Copy out each line of the listing that has the word "matplotlib" in it.
------------------------------------------------------------
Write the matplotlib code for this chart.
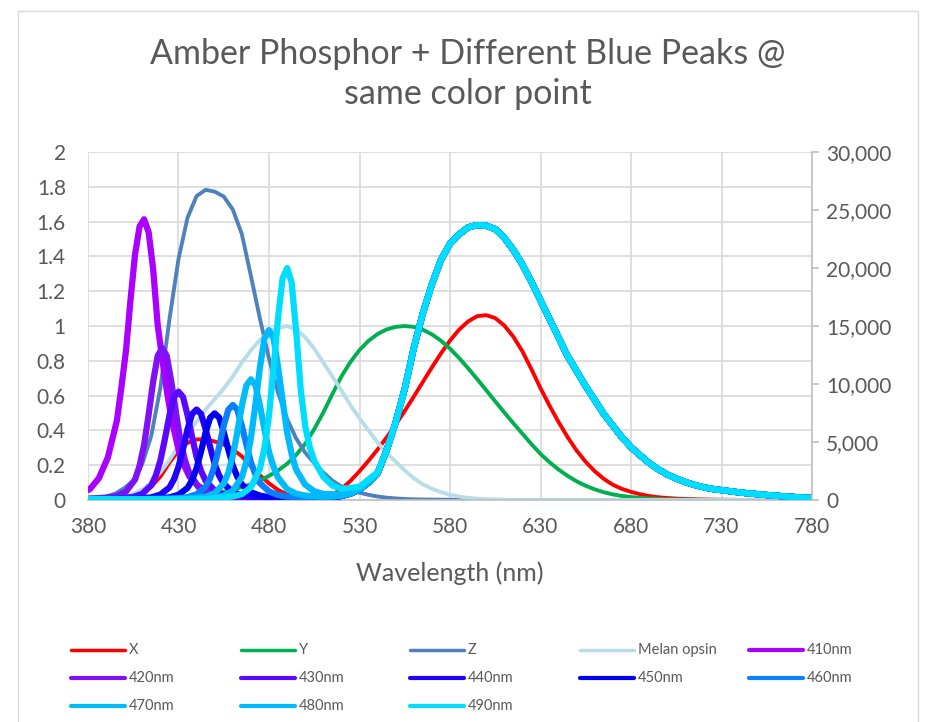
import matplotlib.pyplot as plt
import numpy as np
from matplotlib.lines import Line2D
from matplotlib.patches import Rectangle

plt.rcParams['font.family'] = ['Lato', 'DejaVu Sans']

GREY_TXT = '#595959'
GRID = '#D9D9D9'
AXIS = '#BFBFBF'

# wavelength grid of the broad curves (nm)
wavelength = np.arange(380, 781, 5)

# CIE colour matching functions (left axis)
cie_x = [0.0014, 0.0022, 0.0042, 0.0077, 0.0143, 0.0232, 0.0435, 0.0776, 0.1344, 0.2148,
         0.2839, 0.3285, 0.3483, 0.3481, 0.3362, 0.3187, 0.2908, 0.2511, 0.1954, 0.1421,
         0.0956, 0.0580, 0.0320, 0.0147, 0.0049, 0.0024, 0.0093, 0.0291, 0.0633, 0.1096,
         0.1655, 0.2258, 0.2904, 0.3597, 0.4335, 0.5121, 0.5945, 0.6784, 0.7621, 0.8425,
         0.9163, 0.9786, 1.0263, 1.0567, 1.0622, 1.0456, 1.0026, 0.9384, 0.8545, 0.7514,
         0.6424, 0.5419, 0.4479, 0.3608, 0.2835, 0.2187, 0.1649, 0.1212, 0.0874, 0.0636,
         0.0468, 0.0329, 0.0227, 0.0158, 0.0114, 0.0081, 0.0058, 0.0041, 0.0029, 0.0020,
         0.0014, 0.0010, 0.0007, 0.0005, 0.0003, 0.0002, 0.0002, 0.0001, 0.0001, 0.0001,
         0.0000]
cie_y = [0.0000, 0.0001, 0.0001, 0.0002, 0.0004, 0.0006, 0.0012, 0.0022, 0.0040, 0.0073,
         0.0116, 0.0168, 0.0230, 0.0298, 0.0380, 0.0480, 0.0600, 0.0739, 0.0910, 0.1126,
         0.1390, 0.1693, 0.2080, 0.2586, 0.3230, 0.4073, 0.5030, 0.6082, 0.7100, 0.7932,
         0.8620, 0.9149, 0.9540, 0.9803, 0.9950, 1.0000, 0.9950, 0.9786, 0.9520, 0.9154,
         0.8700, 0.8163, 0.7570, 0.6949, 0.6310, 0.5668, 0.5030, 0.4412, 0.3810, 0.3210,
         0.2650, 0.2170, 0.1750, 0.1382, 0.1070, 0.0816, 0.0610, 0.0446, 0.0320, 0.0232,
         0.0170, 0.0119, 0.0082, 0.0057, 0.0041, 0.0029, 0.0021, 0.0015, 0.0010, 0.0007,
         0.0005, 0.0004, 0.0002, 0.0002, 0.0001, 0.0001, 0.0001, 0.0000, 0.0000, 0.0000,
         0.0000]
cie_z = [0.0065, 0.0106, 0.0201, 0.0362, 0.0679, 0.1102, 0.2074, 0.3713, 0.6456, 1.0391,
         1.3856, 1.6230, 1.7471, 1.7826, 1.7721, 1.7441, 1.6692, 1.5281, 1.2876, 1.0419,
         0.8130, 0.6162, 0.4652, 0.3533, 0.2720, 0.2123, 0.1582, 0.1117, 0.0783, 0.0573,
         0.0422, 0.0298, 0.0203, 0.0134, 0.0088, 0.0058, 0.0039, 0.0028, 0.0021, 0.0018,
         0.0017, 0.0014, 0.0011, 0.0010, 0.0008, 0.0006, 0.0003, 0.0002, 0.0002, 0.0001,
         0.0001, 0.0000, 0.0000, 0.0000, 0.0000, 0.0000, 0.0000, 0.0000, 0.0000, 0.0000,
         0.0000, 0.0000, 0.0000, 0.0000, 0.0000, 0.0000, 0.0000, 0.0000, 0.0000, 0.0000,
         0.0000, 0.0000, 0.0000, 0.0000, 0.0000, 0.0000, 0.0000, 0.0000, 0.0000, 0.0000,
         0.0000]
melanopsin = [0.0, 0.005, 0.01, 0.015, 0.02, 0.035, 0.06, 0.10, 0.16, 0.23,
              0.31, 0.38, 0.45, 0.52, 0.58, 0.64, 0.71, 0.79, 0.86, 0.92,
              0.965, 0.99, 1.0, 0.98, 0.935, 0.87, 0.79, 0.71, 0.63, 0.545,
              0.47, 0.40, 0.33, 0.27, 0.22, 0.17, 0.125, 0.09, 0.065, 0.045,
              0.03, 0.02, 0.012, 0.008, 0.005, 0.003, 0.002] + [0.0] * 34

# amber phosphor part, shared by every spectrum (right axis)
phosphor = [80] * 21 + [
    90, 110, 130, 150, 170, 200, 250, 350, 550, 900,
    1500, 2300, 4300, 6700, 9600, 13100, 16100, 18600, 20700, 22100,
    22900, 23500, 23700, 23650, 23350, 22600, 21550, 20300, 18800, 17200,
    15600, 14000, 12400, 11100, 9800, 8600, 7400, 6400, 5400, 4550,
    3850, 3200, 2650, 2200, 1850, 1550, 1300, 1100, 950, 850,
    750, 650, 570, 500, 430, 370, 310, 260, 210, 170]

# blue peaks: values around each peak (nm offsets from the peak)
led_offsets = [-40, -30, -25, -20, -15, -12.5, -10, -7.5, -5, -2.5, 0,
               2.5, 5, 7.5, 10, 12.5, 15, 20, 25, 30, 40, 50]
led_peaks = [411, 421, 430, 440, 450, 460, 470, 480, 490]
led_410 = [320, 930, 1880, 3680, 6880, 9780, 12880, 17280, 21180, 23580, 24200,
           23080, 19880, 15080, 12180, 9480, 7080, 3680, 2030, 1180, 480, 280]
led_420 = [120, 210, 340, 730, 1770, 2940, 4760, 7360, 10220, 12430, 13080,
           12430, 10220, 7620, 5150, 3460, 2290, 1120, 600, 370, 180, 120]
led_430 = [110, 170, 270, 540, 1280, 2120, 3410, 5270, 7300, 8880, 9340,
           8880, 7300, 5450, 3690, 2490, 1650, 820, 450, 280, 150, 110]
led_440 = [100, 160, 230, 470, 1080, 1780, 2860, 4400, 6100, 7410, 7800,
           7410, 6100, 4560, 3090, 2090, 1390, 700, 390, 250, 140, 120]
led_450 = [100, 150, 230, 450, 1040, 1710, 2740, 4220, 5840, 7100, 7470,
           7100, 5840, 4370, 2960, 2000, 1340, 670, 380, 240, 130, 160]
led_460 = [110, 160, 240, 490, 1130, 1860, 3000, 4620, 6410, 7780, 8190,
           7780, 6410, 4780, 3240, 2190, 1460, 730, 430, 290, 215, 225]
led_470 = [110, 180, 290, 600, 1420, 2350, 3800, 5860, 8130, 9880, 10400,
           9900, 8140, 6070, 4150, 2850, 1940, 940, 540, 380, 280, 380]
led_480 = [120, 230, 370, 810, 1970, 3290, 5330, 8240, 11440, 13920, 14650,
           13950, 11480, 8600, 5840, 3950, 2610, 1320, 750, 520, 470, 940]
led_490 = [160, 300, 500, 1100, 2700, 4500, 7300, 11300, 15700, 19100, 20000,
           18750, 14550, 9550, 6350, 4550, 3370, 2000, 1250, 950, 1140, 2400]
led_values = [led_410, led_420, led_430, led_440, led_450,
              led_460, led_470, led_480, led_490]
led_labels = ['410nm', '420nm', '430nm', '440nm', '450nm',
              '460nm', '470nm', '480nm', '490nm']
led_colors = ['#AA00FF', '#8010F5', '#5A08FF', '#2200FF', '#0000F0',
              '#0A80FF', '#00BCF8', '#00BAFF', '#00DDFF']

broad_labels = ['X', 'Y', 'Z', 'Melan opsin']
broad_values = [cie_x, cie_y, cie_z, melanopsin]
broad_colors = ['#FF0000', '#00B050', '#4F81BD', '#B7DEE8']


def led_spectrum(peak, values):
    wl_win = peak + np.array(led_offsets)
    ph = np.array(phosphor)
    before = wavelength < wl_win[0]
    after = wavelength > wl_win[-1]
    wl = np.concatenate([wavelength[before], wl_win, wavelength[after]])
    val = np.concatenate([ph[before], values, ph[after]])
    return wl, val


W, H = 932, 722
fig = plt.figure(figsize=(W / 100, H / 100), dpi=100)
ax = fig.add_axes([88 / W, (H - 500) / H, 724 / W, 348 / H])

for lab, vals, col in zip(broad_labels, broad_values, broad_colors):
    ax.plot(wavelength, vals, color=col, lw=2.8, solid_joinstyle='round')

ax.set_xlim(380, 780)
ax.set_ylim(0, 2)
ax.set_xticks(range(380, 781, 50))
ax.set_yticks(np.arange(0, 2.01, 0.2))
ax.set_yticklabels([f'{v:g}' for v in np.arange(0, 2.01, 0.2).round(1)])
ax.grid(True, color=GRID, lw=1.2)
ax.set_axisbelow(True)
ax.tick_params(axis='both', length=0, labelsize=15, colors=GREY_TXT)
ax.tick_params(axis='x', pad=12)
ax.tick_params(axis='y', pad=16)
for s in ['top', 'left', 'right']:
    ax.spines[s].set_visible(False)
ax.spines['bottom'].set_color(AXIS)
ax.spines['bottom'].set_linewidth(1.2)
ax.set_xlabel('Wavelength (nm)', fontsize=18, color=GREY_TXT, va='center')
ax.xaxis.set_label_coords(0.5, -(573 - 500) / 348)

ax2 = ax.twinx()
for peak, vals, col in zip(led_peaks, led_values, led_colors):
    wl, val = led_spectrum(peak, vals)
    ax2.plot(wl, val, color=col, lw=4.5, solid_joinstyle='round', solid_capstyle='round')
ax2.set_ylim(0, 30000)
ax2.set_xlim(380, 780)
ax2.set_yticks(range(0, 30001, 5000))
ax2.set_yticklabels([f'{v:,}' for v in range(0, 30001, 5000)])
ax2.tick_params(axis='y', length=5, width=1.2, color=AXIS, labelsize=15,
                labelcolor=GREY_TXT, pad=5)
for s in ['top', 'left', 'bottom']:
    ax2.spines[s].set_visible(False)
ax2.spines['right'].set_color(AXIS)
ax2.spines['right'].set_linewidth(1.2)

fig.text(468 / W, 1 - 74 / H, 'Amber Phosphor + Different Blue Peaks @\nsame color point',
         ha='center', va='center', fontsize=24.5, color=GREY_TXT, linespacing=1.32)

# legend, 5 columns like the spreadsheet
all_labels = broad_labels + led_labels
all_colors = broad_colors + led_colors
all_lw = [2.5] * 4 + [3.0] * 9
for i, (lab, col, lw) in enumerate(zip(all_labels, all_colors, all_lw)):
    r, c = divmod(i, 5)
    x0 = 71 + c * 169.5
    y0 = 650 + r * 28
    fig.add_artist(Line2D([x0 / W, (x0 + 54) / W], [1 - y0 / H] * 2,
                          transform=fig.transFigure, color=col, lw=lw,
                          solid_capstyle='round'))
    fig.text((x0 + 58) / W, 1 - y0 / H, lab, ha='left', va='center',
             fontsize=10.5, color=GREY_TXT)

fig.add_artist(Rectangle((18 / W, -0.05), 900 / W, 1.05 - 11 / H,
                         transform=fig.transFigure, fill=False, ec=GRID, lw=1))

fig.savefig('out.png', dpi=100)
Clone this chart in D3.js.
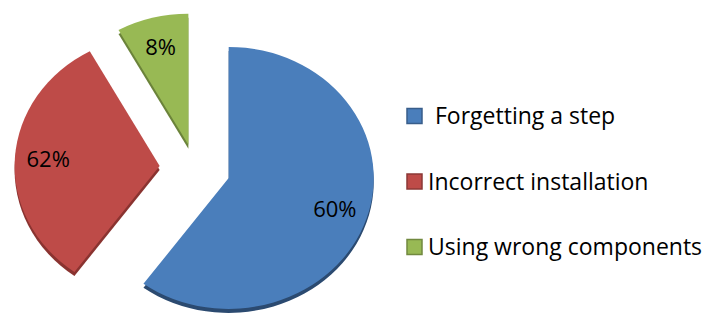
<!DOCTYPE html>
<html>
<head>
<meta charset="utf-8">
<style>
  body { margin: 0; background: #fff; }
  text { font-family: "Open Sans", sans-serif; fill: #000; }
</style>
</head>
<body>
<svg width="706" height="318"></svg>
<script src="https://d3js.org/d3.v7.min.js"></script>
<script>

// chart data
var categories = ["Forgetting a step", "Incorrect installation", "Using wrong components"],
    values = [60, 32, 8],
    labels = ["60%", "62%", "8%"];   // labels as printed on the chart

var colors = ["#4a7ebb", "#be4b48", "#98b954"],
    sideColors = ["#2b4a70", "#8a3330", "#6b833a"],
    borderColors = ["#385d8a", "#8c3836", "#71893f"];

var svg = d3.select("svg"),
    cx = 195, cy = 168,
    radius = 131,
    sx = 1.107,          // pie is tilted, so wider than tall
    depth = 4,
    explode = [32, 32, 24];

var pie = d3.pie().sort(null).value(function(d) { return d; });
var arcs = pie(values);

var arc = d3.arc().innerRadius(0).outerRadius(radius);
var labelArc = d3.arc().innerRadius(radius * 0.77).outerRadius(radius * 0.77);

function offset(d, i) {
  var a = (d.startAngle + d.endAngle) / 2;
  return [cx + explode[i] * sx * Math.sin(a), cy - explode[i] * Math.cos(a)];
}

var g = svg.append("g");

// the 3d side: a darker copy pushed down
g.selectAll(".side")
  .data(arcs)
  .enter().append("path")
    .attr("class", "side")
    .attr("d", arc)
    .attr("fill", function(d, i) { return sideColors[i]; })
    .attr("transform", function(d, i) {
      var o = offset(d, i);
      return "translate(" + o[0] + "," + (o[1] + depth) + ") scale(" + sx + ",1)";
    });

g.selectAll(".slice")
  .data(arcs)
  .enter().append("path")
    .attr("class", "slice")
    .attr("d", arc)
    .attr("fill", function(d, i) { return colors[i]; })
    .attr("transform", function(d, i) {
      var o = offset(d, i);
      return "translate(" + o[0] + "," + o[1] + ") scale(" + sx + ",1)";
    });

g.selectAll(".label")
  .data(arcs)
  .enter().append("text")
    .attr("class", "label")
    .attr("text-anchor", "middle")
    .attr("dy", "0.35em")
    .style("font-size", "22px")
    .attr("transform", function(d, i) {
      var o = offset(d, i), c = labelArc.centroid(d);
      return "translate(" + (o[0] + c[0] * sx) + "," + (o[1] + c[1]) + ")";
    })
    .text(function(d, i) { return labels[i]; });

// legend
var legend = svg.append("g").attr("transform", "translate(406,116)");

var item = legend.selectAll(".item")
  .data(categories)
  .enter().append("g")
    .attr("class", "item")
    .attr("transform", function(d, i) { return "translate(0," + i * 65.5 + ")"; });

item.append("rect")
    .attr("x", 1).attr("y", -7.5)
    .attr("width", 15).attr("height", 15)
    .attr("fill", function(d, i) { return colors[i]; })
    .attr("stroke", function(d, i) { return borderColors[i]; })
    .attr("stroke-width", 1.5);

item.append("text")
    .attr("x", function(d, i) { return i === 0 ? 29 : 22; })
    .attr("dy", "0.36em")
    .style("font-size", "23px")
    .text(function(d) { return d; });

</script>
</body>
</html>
------------------------------------------------------------
_Final result_
Write the matplotlib code for this chart.
import matplotlib.pyplot as plt
from matplotlib.lines import Line2D
from matplotlib.patches import Rectangle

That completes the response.